Major Lazer is a laser-armed Jamaican commando from the future who rides around on a rocket skateboard fighting the undead. Behind the scenes, though, it’s a musical project originally started by Diplo and Switch — two producers who you may recall having produced most of your last assignment, M.I.A.’s Kala. Major Lazer is their take on the music of Jamaica — mostly dancehall and reggae, with a bit of good old-fashioned pop and electronic bullshit thrown in for good measure. They work extensively with Jamaican artists and Guns Don’t Kill People was recorded at Tuff Gong, a legendary recording studio in Kingston that’s been used by Bob Marley, among many others. Major Lazer is sparse and futuristic and wonky and disorienting in all the best ways.
…or at least, that’s what Major Lazer used to be.
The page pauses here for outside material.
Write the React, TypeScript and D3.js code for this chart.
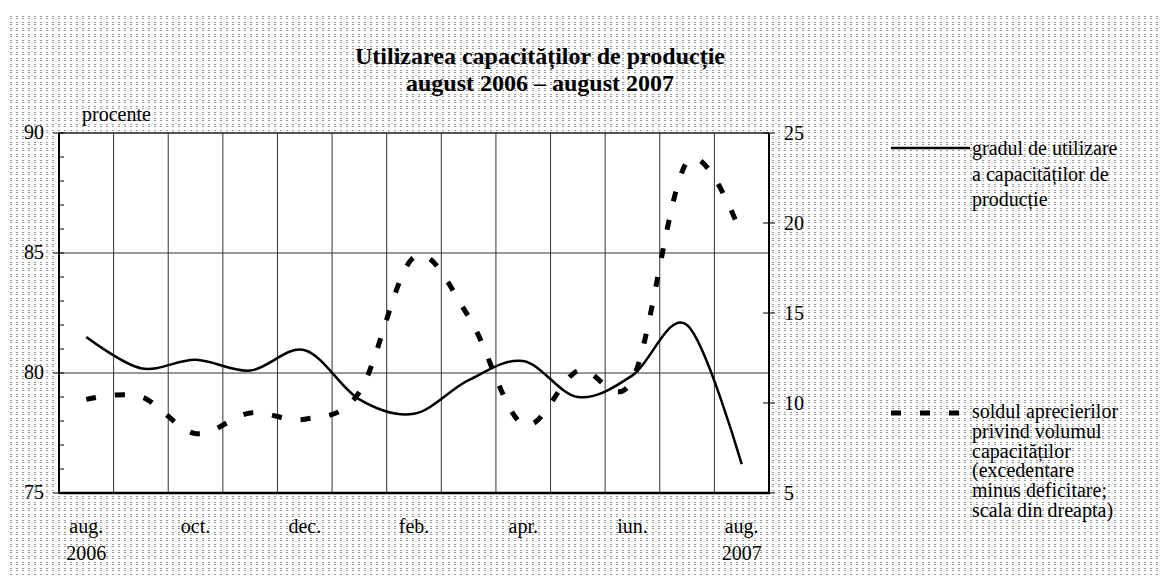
import React from 'react';
import * as d3 from 'd3';

// months aug 2006 - aug 2007
const months = ['2006-08', '2006-09', '2006-10', '2006-11', '2006-12', '2007-01', '2007-02', '2007-03', '2007-04', '2007-05', '2007-06', '2007-07', '2007-08'];
const monthLabels = ['aug.', '', 'oct.', '', 'dec.', '', 'feb.', '', 'apr.', '', 'iun.', '', 'aug.'];
const yearLabels = ['2006', '', '', '', '', '', '', '', '', '', '', '', '2007'];

// gradul de utilizare a capacitatilor (procente, scala stanga)
const utilizare = [81.5, 80.2, 80.55, 80.1, 80.95, 78.9, 78.3, 79.7, 80.5, 79.0, 79.9, 82.0, 76.2];
// soldul aprecierilor privind volumul capacitatilor (scala dreapta)
const sold = [10.2, 10.35, 8.3, 9.45, 9.1, 10.6, 18.1, 14.8, 8.8, 11.8, 11.3, 23.4, 19.3];

const leftTicks = [75, 80, 85, 90];
const leftMinor = d3.range(75, 91);
const rightTicks = [5, 10, 15, 20, 25];

const W = 1165;
const H = 580;
const left = 59;
const right = 769;
const top = 133;
const bottom = 493;
const font = '"Liberation Serif", "Times New Roman", serif';

const App = () => {
  const x = d3.scaleBand().domain(months).range([left, right]);
  const cx = (m) => x(m) + x.bandwidth() / 2;
  const yL = d3.scaleLinear().domain([75, 90]).range([bottom, top]);
  const yR = d3.scaleLinear().domain([5, 25]).range([bottom, top]);

  const curve = d3.curveCardinal.tension(0);
  const lineL = d3.line().x((d, i) => cx(months[i])).y((d) => yL(d)).curve(curve);
  const lineR = d3.line().x((d, i) => cx(months[i])).y((d) => yR(d)).curve(curve);

  return (
    <svg width={W} height={H} style={{ position: 'absolute', left: 0, top: 0 }} fontFamily={font}>
      <defs>
        <pattern id="dots" x={10} y={16} width={6} height={6} patternUnits="userSpaceOnUse">
          <rect x={0} y={0} width={2} height={1} fill="#999" />
          <rect x={0} y={2} width={2} height={1} fill="#999" />
        </pattern>
      </defs>
      <rect width={W} height={H} fill="#fff" />
      <rect x={10} y={16} width={1150} height={560} fill="url(#dots)" />
      <rect x={left} y={top} width={right - left} height={bottom - top} fill="#fff" />

      {/* title */}
      <text x={540} y={64} textAnchor="middle" fontSize={24} fontWeight="bold">Utilizarea capacităților de producție</text>
      <text x={540} y={91} textAnchor="middle" fontSize={24} fontWeight="bold">august 2006 – august 2007</text>

      {/* grid */}
      {months.slice(1).map((m) => (
        <line key={m} x1={x(m)} x2={x(m)} y1={top} y2={bottom} stroke="#333" strokeWidth={1} />
      ))}
      {[80, 85].map((v) => (
        <line key={v} x1={left} x2={right} y1={yL(v)} y2={yL(v)} stroke="#333" strokeWidth={1} />
      ))}

      {/* frame */}
      <line x1={left} x2={right} y1={top} y2={top} stroke="#222" strokeWidth={1.5} />
      <line x1={left} x2={left} y1={top} y2={bottom + 1} stroke="#000" strokeWidth={2} />
      <line x1={right} x2={right} y1={top} y2={bottom + 1} stroke="#000" strokeWidth={2} />
      <line x1={left} x2={right + 1} y1={bottom} y2={bottom} stroke="#000" strokeWidth={2.5} />

      {/* left axis */}
      {leftMinor.map((v) => (
        <line key={'m' + v} x1={left} x2={left + 5} y1={yL(v)} y2={yL(v)} stroke="#000" strokeWidth={1} />
      ))}
      {leftTicks.map((v) => (
        <g key={v}>
          <line x1={left - 6} x2={left} y1={yL(v)} y2={yL(v)} stroke="#000" strokeWidth={1} />
          <text x={44} y={yL(v) + 6} textAnchor="end" fontSize={20}>{v}</text>
        </g>
      ))}
      <text x={82} y={121} fontSize={20}>procente</text>

      {/* right axis */}
      {rightTicks.map((v) => (
        <g key={v}>
          <line x1={right - 6} x2={right + 6} y1={yR(v)} y2={yR(v)} stroke="#000" strokeWidth={1} />
          <text x={784} y={yR(v) + 7} fontSize={20}>{v}</text>
        </g>
      ))}

      {/* x labels */}
      {months.map((m, i) => (
        <g key={m}>
          {monthLabels[i] && <text x={cx(m)} y={533} textAnchor="middle" fontSize={20}>{monthLabels[i]}</text>}
          {yearLabels[i] && <text x={cx(m)} y={560} textAnchor="middle" fontSize={20}>{yearLabels[i]}</text>}
        </g>
      ))}

      {/* series */}
      <path d={lineR(sold)} fill="none" stroke="#000" strokeWidth={5} strokeDasharray="10 19" />
      <path d={lineL(utilizare)} fill="none" stroke="#000" strokeWidth={2.5} />

      {/* legend */}
      <line x1={891} x2={970} y1={148} y2={148} stroke="#000" strokeWidth={2.5} />
      {['gradul de utilizare', 'a capacităților de', 'producție'].map((t, i) => (
        <text key={t} x={972} y={155 + i * 25.5} fontSize={20}>{t}</text>
      ))}
      <line x1={891} x2={961} y1={413} y2={413} stroke="#000" strokeWidth={5} strokeDasharray="10 19" />
      {['soldul aprecierilor', 'privind volumul', 'capacităților', '(excedentare', 'minus deficitare;', 'scala din dreapta)'].map((t, i) => (
        <text key={t} x={972} y={418 + i * 19.8} fontSize={20}>{t}</text>
      ))}
    </svg>
  );
};

export default App;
A short time after the release of Guns Don’t Kill People, Switch left the band due to ‘creative differences’, and while he did work on a few songs on the band’s second album, Major Lazer is now essentially just a Diplo solo project. It’s been kind of heartbreaking to watch such a unique and interesting band go from the astonishing nugget of weirdness and awesomeness that is Guns Don’t Kill People to what it is now — especially since it’s made them a huge international success. Their third album came out a few weeks ago, and while it’s got some decent tunes, it mostly just makes me sad. It’s full of trap and bass drops and white people, and the production is very noisy and in-your-face, but not in a good way. It’s not an album, it’s just a bunch of tracks meant for DJs to play in clubs. Sigh.
They used to be so much better, man. You know, before they sold out. *takes drag on clove cigarette*
But I digress. Seeing what happens to a band when you take half of it away is interesting from an academic standpoint, if nothing else. Diplo (who produced your standout Kala track ‘Paper Planes’) is very much a DJ at heart. He’s a straightforward guy who makes straightforward music. His reputation as an oddball producer is really only because he’s ahead of the curve in knowing who to work with and what sounds are on the bleeding edge of what’s ‘in’. (There’s a discussion about white appropriation of black culture to be had somewhere in regard to this album, and Diplo is probably at the centre of it.)
Switch, on the other hand, is much more of a producer. (He produced — well, he produced most of the rest of Kala, actually. And a lot of Matangi, which is why I love it so much.) In comparing old Major Lazer to new Major Lazer, he is very obviously the source of the weirdness and sparseness of the first album. He brings a level of restraint to to the studio that Diplo just can’t muster. I think that’s why the first album works so well — Switch is able to rein in Diplo’s madness and bring a level of focus to the project that it now seems to utterly lack. Switch is the reason Guns is a cohesive album rather than just a bunch of songs like the newer albums. (This is probably also why he works so well with M.I.A.)
Anyway, this is turning into more of rant about why I don’t like a band’s new music than actually saying anything useful about the record at hand, so I should probably wrap it up and hand it over to you. I’m not sure how familiar you are with Jamaican music, but if not, it’s time for a crash course in patois. This album is all over the place, but if you liked Kala, there’s definitely something here for you somewhere. It’s controlled chaos. It’s lightning in a jar. It’s Major Lazer. Booyaka.
PS: There’s also a Major Lazer cartoon. It’s essentially a sendup of bad 80s action cartoons like G.I. Joe, and it’s about as insane as you’d expect. Also, J.K. Simmons plays the president of future Jamaica. Yeah.